**What you should do**
Every line holding the string "that" should be gathered.

-- Begin Data supplied --

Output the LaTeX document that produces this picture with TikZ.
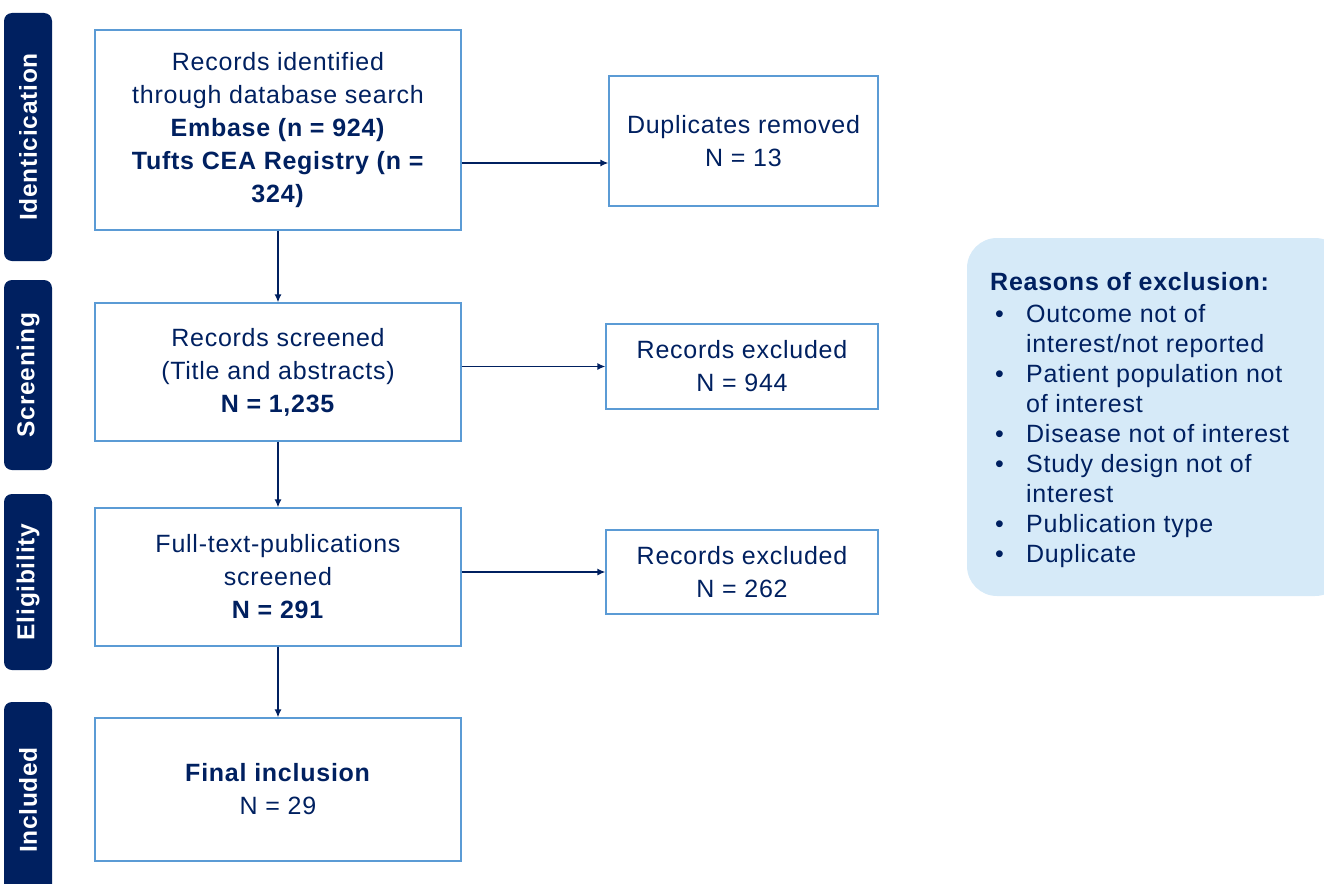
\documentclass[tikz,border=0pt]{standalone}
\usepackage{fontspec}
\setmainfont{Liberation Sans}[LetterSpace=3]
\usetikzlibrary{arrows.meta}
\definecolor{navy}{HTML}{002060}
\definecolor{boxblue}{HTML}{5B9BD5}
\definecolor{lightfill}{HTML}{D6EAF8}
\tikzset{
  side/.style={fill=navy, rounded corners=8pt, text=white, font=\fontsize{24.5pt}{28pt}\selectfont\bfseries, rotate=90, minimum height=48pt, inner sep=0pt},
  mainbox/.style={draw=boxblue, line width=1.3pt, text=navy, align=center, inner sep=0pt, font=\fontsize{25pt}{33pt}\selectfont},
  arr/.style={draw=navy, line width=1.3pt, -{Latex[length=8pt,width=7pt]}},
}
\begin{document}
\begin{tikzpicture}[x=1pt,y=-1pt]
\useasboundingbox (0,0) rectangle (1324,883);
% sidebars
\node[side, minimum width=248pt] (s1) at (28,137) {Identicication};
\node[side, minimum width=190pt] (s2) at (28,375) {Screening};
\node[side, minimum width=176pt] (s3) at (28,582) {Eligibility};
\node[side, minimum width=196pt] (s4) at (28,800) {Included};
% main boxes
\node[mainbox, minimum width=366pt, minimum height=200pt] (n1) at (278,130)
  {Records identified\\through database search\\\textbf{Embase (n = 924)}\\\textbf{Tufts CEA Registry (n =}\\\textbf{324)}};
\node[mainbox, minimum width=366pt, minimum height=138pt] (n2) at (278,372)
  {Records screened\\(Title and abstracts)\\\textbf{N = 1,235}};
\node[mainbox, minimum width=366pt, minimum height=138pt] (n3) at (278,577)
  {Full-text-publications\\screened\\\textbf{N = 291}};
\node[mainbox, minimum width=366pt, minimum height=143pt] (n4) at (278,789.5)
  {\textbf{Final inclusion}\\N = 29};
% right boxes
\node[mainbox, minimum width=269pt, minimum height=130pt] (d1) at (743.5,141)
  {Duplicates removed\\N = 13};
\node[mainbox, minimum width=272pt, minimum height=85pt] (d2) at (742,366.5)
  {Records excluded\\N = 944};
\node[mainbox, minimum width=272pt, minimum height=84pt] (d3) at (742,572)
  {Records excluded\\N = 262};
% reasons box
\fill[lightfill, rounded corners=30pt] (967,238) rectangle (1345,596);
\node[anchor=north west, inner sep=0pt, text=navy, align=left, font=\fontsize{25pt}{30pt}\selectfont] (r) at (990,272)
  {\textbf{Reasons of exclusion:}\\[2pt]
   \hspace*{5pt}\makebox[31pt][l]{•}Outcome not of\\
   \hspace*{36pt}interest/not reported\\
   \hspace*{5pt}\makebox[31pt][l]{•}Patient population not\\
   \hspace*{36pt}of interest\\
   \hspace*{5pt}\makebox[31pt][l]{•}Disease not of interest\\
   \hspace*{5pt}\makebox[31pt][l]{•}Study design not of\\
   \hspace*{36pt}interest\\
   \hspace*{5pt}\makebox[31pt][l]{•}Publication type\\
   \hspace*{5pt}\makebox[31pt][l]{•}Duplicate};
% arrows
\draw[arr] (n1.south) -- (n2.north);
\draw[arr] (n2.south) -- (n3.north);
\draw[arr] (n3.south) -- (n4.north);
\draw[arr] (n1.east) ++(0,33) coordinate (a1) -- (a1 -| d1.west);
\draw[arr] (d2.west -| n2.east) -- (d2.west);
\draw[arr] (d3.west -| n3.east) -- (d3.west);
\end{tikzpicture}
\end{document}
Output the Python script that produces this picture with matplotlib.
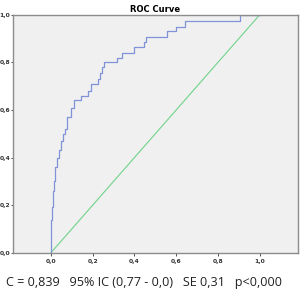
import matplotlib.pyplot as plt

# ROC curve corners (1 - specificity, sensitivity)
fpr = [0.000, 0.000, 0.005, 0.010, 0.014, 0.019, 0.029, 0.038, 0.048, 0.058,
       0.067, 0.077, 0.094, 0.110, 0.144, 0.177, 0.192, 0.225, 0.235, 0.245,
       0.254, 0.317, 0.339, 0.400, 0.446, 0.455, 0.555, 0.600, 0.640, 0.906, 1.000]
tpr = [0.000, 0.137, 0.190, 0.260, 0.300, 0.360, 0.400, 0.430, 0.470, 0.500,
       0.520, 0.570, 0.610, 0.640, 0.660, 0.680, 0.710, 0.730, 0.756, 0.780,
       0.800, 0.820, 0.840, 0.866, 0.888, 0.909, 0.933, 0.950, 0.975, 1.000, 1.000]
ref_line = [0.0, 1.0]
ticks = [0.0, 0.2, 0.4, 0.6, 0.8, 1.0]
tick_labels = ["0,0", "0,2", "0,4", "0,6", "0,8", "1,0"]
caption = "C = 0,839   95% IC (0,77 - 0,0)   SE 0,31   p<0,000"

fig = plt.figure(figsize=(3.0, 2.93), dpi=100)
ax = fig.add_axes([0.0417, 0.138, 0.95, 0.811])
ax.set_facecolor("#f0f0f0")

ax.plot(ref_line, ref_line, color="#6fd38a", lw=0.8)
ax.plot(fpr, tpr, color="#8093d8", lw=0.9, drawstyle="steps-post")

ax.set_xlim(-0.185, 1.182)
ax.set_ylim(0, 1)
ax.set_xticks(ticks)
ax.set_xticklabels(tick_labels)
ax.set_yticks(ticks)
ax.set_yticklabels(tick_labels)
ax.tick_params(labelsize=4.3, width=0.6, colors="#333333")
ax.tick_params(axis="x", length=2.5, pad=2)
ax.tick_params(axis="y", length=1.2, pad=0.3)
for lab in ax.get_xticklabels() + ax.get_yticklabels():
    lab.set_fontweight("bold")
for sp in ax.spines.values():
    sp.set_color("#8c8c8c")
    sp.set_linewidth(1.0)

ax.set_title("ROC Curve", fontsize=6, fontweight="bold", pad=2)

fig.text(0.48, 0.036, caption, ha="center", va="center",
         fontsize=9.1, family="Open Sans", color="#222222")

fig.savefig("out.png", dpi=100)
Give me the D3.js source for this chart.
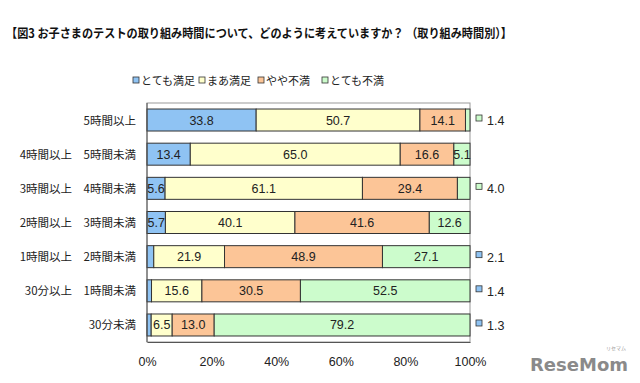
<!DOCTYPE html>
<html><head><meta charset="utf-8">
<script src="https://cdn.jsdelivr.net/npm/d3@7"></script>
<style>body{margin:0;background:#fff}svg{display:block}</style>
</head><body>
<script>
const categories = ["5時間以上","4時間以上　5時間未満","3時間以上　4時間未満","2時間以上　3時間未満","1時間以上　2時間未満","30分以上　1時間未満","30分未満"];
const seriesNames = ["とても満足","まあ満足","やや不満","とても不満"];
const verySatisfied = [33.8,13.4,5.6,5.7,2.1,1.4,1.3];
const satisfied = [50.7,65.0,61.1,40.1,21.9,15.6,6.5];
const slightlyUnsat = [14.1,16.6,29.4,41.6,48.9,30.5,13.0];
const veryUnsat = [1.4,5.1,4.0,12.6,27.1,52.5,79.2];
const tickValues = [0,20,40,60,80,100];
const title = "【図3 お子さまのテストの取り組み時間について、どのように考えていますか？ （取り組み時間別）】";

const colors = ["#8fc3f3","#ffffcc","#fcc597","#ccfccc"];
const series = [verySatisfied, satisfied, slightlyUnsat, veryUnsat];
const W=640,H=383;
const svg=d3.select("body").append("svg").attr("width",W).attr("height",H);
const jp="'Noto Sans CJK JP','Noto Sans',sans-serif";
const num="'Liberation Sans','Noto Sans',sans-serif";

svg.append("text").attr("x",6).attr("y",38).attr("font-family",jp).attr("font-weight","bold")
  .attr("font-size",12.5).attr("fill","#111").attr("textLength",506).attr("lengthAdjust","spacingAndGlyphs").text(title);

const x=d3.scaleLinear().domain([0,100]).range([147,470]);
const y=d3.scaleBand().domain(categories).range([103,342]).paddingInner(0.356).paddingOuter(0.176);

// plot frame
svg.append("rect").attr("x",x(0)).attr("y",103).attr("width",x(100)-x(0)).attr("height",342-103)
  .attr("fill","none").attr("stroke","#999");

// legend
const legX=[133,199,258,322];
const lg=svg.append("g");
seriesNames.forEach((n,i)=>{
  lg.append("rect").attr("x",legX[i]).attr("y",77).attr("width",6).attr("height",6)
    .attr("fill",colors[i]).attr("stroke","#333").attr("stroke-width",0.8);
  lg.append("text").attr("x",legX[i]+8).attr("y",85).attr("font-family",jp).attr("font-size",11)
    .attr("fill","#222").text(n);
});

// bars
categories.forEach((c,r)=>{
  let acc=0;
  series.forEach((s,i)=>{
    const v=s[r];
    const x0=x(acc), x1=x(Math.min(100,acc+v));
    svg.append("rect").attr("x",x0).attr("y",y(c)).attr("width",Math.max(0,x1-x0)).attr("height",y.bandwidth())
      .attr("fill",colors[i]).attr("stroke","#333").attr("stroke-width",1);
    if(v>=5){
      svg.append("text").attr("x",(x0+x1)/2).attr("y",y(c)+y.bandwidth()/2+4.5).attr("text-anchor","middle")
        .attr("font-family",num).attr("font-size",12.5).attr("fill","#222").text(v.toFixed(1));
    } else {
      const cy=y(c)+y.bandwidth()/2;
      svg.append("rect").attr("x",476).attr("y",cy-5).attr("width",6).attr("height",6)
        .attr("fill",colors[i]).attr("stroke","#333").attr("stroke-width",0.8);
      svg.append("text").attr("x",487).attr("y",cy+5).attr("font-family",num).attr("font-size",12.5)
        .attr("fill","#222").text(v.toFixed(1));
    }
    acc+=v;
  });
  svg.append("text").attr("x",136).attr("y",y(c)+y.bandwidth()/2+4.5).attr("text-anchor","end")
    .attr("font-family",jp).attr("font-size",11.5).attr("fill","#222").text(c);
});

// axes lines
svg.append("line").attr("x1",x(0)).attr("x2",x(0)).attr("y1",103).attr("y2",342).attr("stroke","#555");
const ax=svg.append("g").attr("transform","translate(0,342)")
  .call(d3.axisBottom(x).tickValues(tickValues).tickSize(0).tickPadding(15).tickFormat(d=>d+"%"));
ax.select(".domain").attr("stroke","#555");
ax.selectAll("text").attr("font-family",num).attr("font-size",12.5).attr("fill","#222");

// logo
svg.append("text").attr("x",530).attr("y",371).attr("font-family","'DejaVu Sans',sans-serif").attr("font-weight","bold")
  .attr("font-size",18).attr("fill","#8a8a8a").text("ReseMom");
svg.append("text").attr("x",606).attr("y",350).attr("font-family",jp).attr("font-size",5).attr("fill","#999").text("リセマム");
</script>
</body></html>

-- End Data supplied --

**Task answer**
Output the LaTeX document that produces this picture with TikZ.
Output the Python script that produces this picture with matplotlib.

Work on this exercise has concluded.